Some couples also enjoy biting although it is important to avoid breaking the skin in case of bleeding. This is because AIDS and other infections can be passed through contact with infected blood. Gentle biting or nibbling that does not break the skin is OK and can be arousing on the buttocks and neck. Love bites (sometimes called ‘hickies’) should be avoided as there is a danger of infection from raising the blood to the skin, which then causes bruising. (Blood can sometimes pass from the surface of the skin into the mouth during the giving of the love bite.)

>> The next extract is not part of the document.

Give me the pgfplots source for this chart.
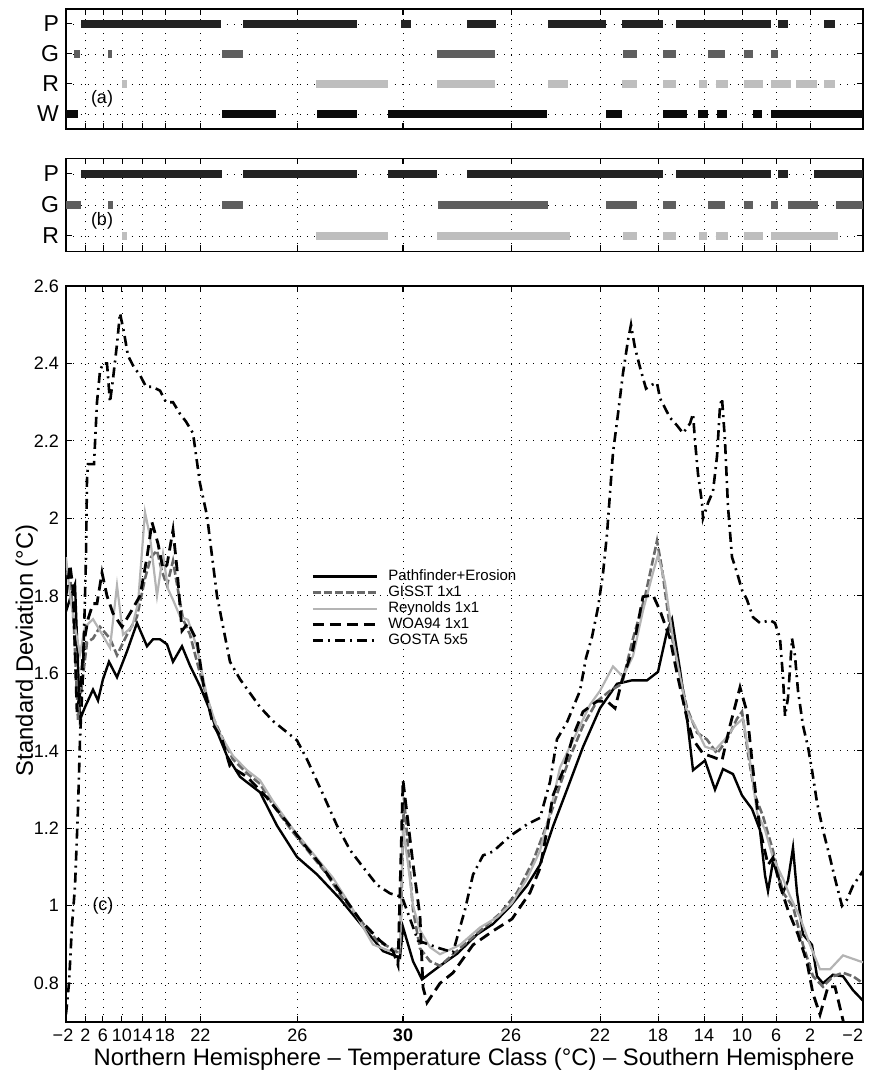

Licking can be very intense during oral sex so the couple should discuss the length of time spent on this. Biting should be kept to a minimum, and only used in circumstances where you feel completely safe.

Pinching

Most people would say that pinching is not enjoyable in normal circumstances but during sex pinching can be stimulating for some couples. You may find that light pinching of the nipples is arousing for some people, although others find it too painful to be stimulating. Pinching can also be stimulating on the buttocks or thighs. Care should be taken to pinch areas of the body where there is plenty of flesh as this will be more arousing and less painful than if pinching takes place on less fleshy areas (such as the wrists and shins). Pinching should be used as part of a much wider repertoire of touching as it can be extremely uncomfortable if used without other kinds of caresses. Before attempting pinching, ask your partner how they feel about this kind of arousal.

The couple should determine the amount of pinching during sex. Any prolonged pinching of nipples or flesh should be avoided – no more than a few seconds – or the skin could be damaged, especially in the sensitive breast area.